In such a database, users propose changes that are validated by other users with an interest in maintaining high data quality (who are automatically compensated for doing so). A win-win situation, perhaps.

However, the question remains as to whether the average prospective homebuyer would be able to work with such a blockchain system.
A new intermediary layer would quickly emerge to assist those who are unable to do so themselves. This layer could consist of computer experts who assist buyers. In other words, programmers as Notaries 2.0.

Alternatively, an automated layer could be built on top of the decentralised database.

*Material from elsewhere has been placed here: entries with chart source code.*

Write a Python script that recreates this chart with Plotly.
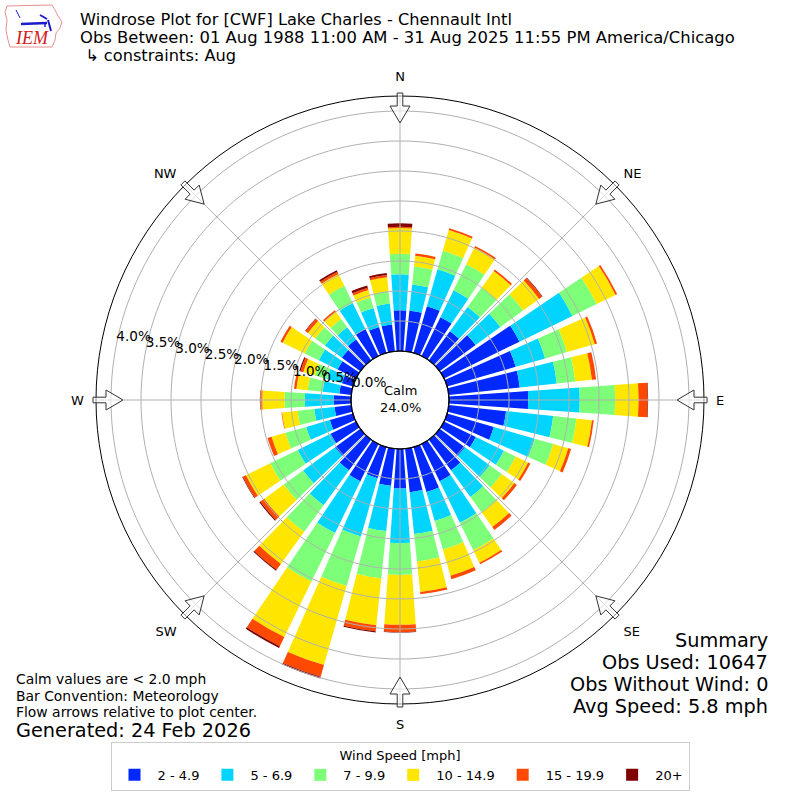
import math
import plotly.graph_objects as go

# wind directions (deg, meteorological) and percent frequency per speed bin
DIRS = list(range(0, 360, 10))
BIN_LABELS = ["2 - 4.9", "5 - 6.9", "7 - 9.9", "10 - 14.9", "15 - 19.9", "20+"]
BIN_COLORS = ["#0028ff", "#00d4ff", "#7dff7a", "#ffe600", "#ff4800", "#800000"]

S_2_5 = [0.68, 0.68, 0.81, 0.72, 0.60, 0.74, 1.40, 1.19, 1.19, 1.32, 0.96, 0.81,
         0.59, 0.52, 0.63, 0.69, 0.78, 0.73, 0.66, 0.62, 0.54, 0.69, 0.63, 0.52,
         0.47, 0.40, 0.28, 0.29, 0.20, 0.19, 0.34, 0.38, 0.43, 0.50, 0.45, 0.45]
S_5_7 = [0.60, 0.44, 0.64, 0.50, 0.50, 0.51, 0.98, 0.51, 0.62, 0.86, 0.79, 0.71,
         0.52, 0.51, 0.55, 0.77, 0.50, 0.70, 0.91, 0.76, 1.01, 0.96, 0.72, 0.66,
         0.61, 0.41, 0.34, 0.48, 0.28, 0.26, 0.35, 0.35, 0.25, 0.48, 0.33, 0.35]
S_7_10 = [0.34, 0.30, 0.32, 0.48, 0.40, 0.47, 0.45, 0.38, 0.31, 0.59, 0.39, 0.32,
          0.22, 0.25, 0.32, 0.51, 0.50, 0.46, 0.53, 0.79, 0.86, 0.90, 0.55, 0.40,
          0.51, 0.36, 0.28, 0.34, 0.25, 0.21, 0.26, 0.20, 0.17, 0.32, 0.18, 0.20]
S_10_15 = [0.43, 0.18, 0.36, 0.31, 0.34, 0.33, 0.35, 0.48, 0.28, 0.39, 0.26, 0.26,
           0.23, 0.26, 0.30, 0.23, 0.45, 0.51, 0.83, 0.79, 1.37, 1.03, 0.66, 0.40,
           0.45, 0.24, 0.26, 0.37, 0.19, 0.20, 0.41, 0.15, 0.15, 0.22, 0.13, 0.24]
S_15_20 = [0.02, 0.04, 0.03, 0.03, 0.03, 0.06, 0.03, 0.04, 0.07, 0.15, 0.03, 0.05,
           0.04, 0.05, 0.06, 0.03, 0.06, 0.04, 0.12, 0.10, 0.20, 0.17, 0.12, 0.08,
           0.06, 0.07, 0.01, 0.04, 0.04, 0.05, 0.04, 0.05, 0.03, 0.04, 0.04, 0.04]
S_20P = [0.06, 0, 0, 0, 0, 0.01, 0, 0, 0, 0.01, 0, 0,
         0, 0, 0, 0, 0, 0, 0.01, 0.02, 0.03, 0.03, 0.02, 0.02,
         0.01, 0, 0, 0, 0, 0.02, 0, 0.01, 0, 0.03, 0.04, 0.03]
SERIES = [S_2_5, S_5_7, S_7_10, S_10_15, S_15_20, S_20P]

RTICKS = [0.0, 0.5, 1.0, 1.5, 2.0, 2.5, 3.0, 3.5, 4.0]
RLABEL_DIR = 281  # compass direction of the radial tick labels
COMPASS = ["N", "NE", "E", "SE", "S", "SW", "W", "NW"]
COMPASS_DEG = [0, 45, 90, 135, 180, 225, 270, 315]

FONT = "DejaVu Sans"
W = H = 800
CX, CY, R_OUT, R_HOLE = 400, 400, 304, 49
R_MAX = 4.25


def px(x, y):
    return x / W, 1 - y / H


fig = go.Figure()

for vals, lab, col in zip(SERIES, BIN_LABELS, BIN_COLORS):
    fig.add_trace(go.Barpolar(
        r=vals, theta=DIRS, width=8, name=lab,
        marker=dict(color=col, line=dict(width=0)),
    ))

# grid drawn on top of the bars, like matplotlib
ring = list(range(0, 361, 2))
for v in RTICKS[1:]:
    fig.add_trace(go.Scatterpolar(r=[v] * len(ring), theta=ring, mode="lines",
                                  line=dict(color="#b0b0b0", width=1),
                                  showlegend=False, hoverinfo="skip"))
for d in COMPASS_DEG:
    fig.add_trace(go.Scatterpolar(r=[0, R_MAX], theta=[d, d], mode="lines",
                                  line=dict(color="#b0b0b0", width=1),
                                  showlegend=False, hoverinfo="skip"))

# radial tick labels, bottom-left anchored on the ray
fig.add_trace(go.Scatterpolar(
    r=RTICKS, theta=[RLABEL_DIR] * len(RTICKS), mode="text",
    text=[f"{v:.1f}%" for v in RTICKS], textposition="top right",
    textfont=dict(size=13.6, color="black", family=FONT),
    cliponaxis=False, showlegend=False, hoverinfo="skip"))

shapes = []
# calm circle outline
hx0, hy0 = px(CX - R_HOLE, CY - R_HOLE)
hx1, hy1 = px(CX + R_HOLE, CY + R_HOLE)
shapes.append(dict(type="circle", xref="paper", yref="paper", x0=hx0, x1=hx1,
                   y0=hy1, y1=hy0, line=dict(color="black", width=1.2)))

# hollow flow arrows at the compass points
for d in COMPASS_DEG:
    a = math.radians(d)
    ux, uy = math.sin(a), -math.cos(a)
    vx, vy = math.cos(a), math.sin(a)

    def pt(r, w):
        return px(CX + r * ux + w * vx, CY + r * uy + w * vy)

    pts = [pt(307, 2.8), pt(294, 2.8), pt(294, 10), pt(277, 0),
           pt(294, -10), pt(294, -2.8), pt(307, -2.8)]
    path = "M " + " L ".join(f"{x:.5f},{y:.5f}" for x, y in pts) + " Z"
    shapes.append(dict(type="path", xref="paper", yref="paper", path=path,
                       line=dict(color="#333333", width=1),
                       fillcolor="rgba(255,255,255,0.6)"))

# IEM logo (rough Iowa outline + wind barb)
iowa = [(7, 6), (52, 5), (55, 10), (58, 16), (62, 22), (60, 28), (56, 33), (55, 40),
        (52, 47), (10, 47), (8, 40), (6, 30), (7, 20), (5, 12)]
path = "M " + " L ".join("{:.5f},{:.5f}".format(*px(x, y)) for x, y in iowa) + " Z"
shapes.append(dict(type="path", xref="paper", yref="paper", path=path,
                   line=dict(color="#e89090", width=1)))
for seg, wd in [(((21, 24), (47, 23)), 2.5), (((40, 15), (47, 19)), 2),
                (((48, 20), (51, 31)), 2), (((16, 10), (20, 18)), 1),
                (((45, 23), (45, 27)), 1.5)]:
    (x0, y0), (x1, y1) = px(*seg[0]), px(*seg[1])
    shapes.append(dict(type="line", xref="paper", yref="paper", x0=x0, y0=y0,
                       x1=x1, y1=y1, line=dict(color="#1c1ccc", width=wd)))

annotations = []


def txt(s, x, y, size, xanchor="left", color="black", family=FONT):
    ax, ay = px(x, y)
    annotations.append(dict(text=s, x=ax, y=ay, xref="paper", yref="paper",
                            xanchor=xanchor, yanchor="middle", showarrow=False,
                            borderpad=0,
                            font=dict(size=size, color=color, family=family)))


txt("<i>IEM</i>", 32, 38, 18, xanchor="center", color="#d02020",
    family="Liberation Serif")

txt("Windrose Plot for [CWF] Lake Charles - Chennault Intl", 79, 19.5, 16.2)
txt("Obs Between: 01 Aug 1988 11:00 AM - 31 Aug 2025 11:55 PM America/Chicago", 79, 37.5, 16.4)
txt(" \u21b3 constraints: Aug", 79, 55.5, 16.2)

txt("Calm", CX, 390, 13, xanchor="center")
txt("24.0%", CX, 407, 13, xanchor="center")

txt("Calm values are < 2.0 mph", 15, 679, 13.9)
txt("Bar Convention: Meteorology", 15, 696, 13.9)
txt("Flow arrows relative to plot center.", 15, 712, 13.9)
txt("Generated: 24 Feb 2026", 15, 730, 19.3)

txt("Summary", 769, 640, 19.3, xanchor="right")
txt("Obs Used: 10647", 769, 662, 19.3, xanchor="right")
txt("Obs Without Wind: 0", 769, 684, 19.3, xanchor="right")
txt("Avg Speed: 5.8 mph", 769, 706, 19.3, xanchor="right")

d0 = (CX - R_OUT) / W
d1 = (CX + R_OUT) / W
fig.update_layout(
    width=W, height=H,
    margin=dict(l=0, r=0, t=0, b=0),
    paper_bgcolor="white",
    font=dict(family=FONT, size=13, color="black"),
    polar=dict(
        domain=dict(x=[d0, d1], y=[d0, d1]),
        hole=R_HOLE / R_OUT,
        bgcolor="white",
        barmode="stack",
        radialaxis=dict(range=[0, R_MAX], showgrid=False, showline=False,
                        ticks="", showticklabels=False),
        angularaxis=dict(rotation=90, direction="clockwise",
                         tickmode="array", tickvals=COMPASS_DEG, ticktext=COMPASS,
                         showgrid=False, showline=True, linecolor="black",
                         linewidth=1, ticks="outside", ticklen=9,
                         tickcolor="rgba(0,0,0,0)", tickfont=dict(size=13)),
    ),
    legend=dict(orientation="h", x=0.5, xanchor="center", y=1 - 742 / H,
                yanchor="top", bgcolor="white", bordercolor="#cccccc",
                borderwidth=1, font=dict(size=13), itemwidth=36,
                title=dict(text="Wind Speed [mph]", side="top center",
                           font=dict(size=13))),
    shapes=shapes,
    annotations=annotations,
)

fig.write_html("out.html", config={"displayModeBar": False},
               post_script="document.body.style.margin='0';")
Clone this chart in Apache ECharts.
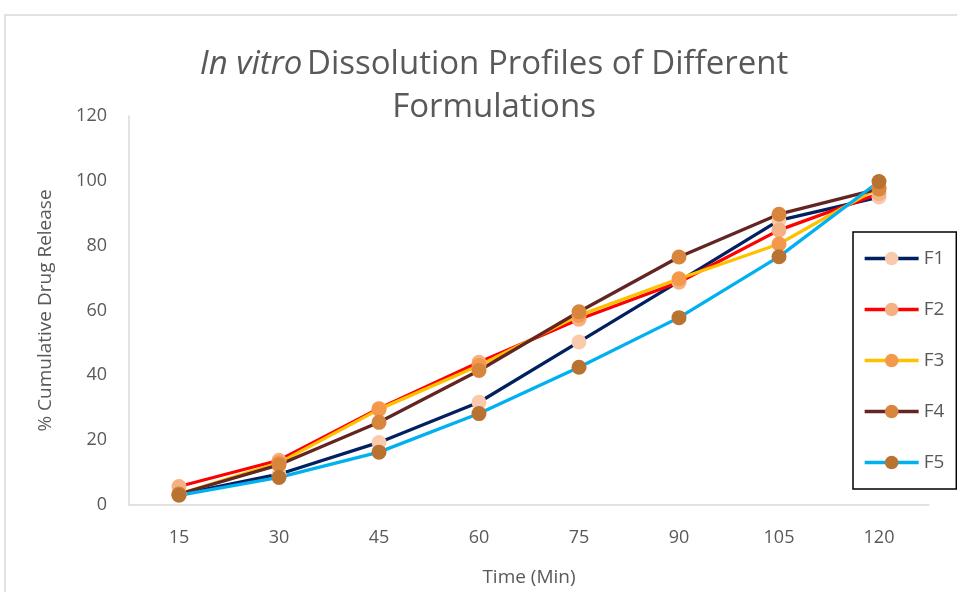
<!DOCTYPE html>
<html><head><meta charset="utf-8">
<script src="https://cdn.jsdelivr.net/npm/echarts@6/dist/echarts.min.js"></script>
<style>html,body{margin:0;padding:0;background:#fff}#c{width:957px;height:592px}</style>
</head><body><div id="c"></div>
<script>
const categories = ['15','30','45','60','75','90','105','120'];
const seriesNames = ['F1','F2','F3','F4','F5'];
const F1 = [3.2, 9.5, 19.3, 31.7, 50.3, 69, 87.8, 95];
const F2 = [5.7, 13.8, 29.8, 44, 57.3, 68.7, 84.8, 96];
const F3 = [3.4, 13, 29.5, 43, 58.5, 69.8, 80.5, 98];
const F4 = [3.4, 12.4, 25.5, 41.5, 59.6, 76.5, 89.7, 97.5];
const F5 = [3, 8.5, 16.3, 28.2, 42.5, 57.8, 76.6, 99.8];
const lineColors = ['#002060','#FF0000','#FFC000','#632523','#00B0F0'];
const markerColors = ['#F8CBAD','#F4B183','#F4994B','#D8853E','#B87333'];
const values = [F1,F2,F3,F4,F5];
const FONT = 'Open Sans';
const chart = echarts.init(document.getElementById('c'));
chart.setOption({
  animation:false,
  textStyle:{fontFamily:FONT},
  graphic:[{type:'rect',shape:{x:5,y:15,width:1200,height:1200},style:{fill:'none',stroke:'#d9d9d9',lineWidth:1.5},silent:true}],
  title:{
    left:489, top:38, textAlign:'center',
    text:'{i|In vitro} {n|Dissolution Profiles of Different}\n{n|Formulations}',
    textStyle:{
      fontWeight:'normal',
      rich:{
        i:{fontFamily:FONT,fontSize:33,fontStyle:'italic',fontWeight:'normal',color:'#595959',lineHeight:43},
        n:{fontFamily:FONT,fontSize:33,fontWeight:'normal',color:'#595959',lineHeight:43}
      }
    }
  },
  grid:{left:129,right:28,top:116,bottom:85},
  legend:{
    orient:'vertical', left:853, top:232,
    padding:[14,12,14,10],
    borderColor:'#000', borderWidth:1.5,
    itemWidth:54, itemHeight:17, itemGap:26,
    lineStyle:{width:3.3},
    textStyle:{fontFamily:FONT,fontSize:19,color:'#595959',lineHeight:25},
    data:seriesNames
  },
  xAxis:{
    type:'category', data:categories, boundaryGap:true,
    axisLine:{lineStyle:{color:'#d9d9d9',width:1.5}},
    axisTick:{show:false},
    axisLabel:{fontFamily:FONT,fontSize:18,color:'#595959',margin:24},
    name:'Time (Min)', nameLocation:'middle', nameGap:63,
    nameTextStyle:{fontFamily:FONT,fontSize:19,color:'#595959'}
  },
  yAxis:{
    type:'value', min:0, max:120, interval:20,
    axisLine:{show:true,lineStyle:{color:'#d9d9d9',width:1.5}},
    axisTick:{show:false},
    splitLine:{show:false},
    axisLabel:{fontFamily:FONT,fontSize:18,color:'#595959',margin:22},
    name:'% Cumulative Drug Release', nameLocation:'middle', nameGap:74,
    nameTextStyle:{fontFamily:FONT,fontSize:19,color:'#595959'}
  },
  series: seriesNames.map((n,i)=>({
    name:n, type:'line', data:values[i],
    symbol:'circle', symbolSize:15, showSymbol:true,
    lineStyle:{color:lineColors[i],width:3.3},
    itemStyle:{color:markerColors[i],borderWidth:0},
    color:markerColors[i]
  }))
});
</script></body></html>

Think of the interfaces used by crypto exchanges, which allow small investors to trade cryptocurrencies without having to manipulate blockchains themselves.

Those who cannot easily work with the new technology risk becoming dependent on these new intermediaries. And that dependence will not come for free.

Shopping in 2030

The same could happen with AI shopping assistants. Those who cannot instruct a bot effectively may become dependent on new intermediaries, such as prompt engineers or specialised 'bot coaches', or perhaps more likely, the large platforms offering their own bots.

Will the world's largest e-commerce site soon launch a 'Premium Negotiation Bot' that secures the best deals for subscribers only? Or will the top online travel agency introduce a “VIP Booking Assistant” that negotiates exclusive discounts in exchange for loyalty points?

Those who know how to use such tools effectively will have an advantage. But will AI-assisted shopping really save us time and money?
A recent study from the University of Hong Kong challenges one expected benefit: people who shop with an AI bot often take longer to make a purchase. 

According to the researchers, this is because the bot prompts users to pay closer attention to the characteristics of specific products. This is interesting because the more specific a user's needs, the more valuable a product that perfectly meets them becomes. And therefore the higher the (theoretical) willingness to pay.

This will undoubtedly be music to the ears of large platform companies. It is no coincidence that they are currently investing enormous sums in AI development.
 
Will consumers ultimately foot the bill?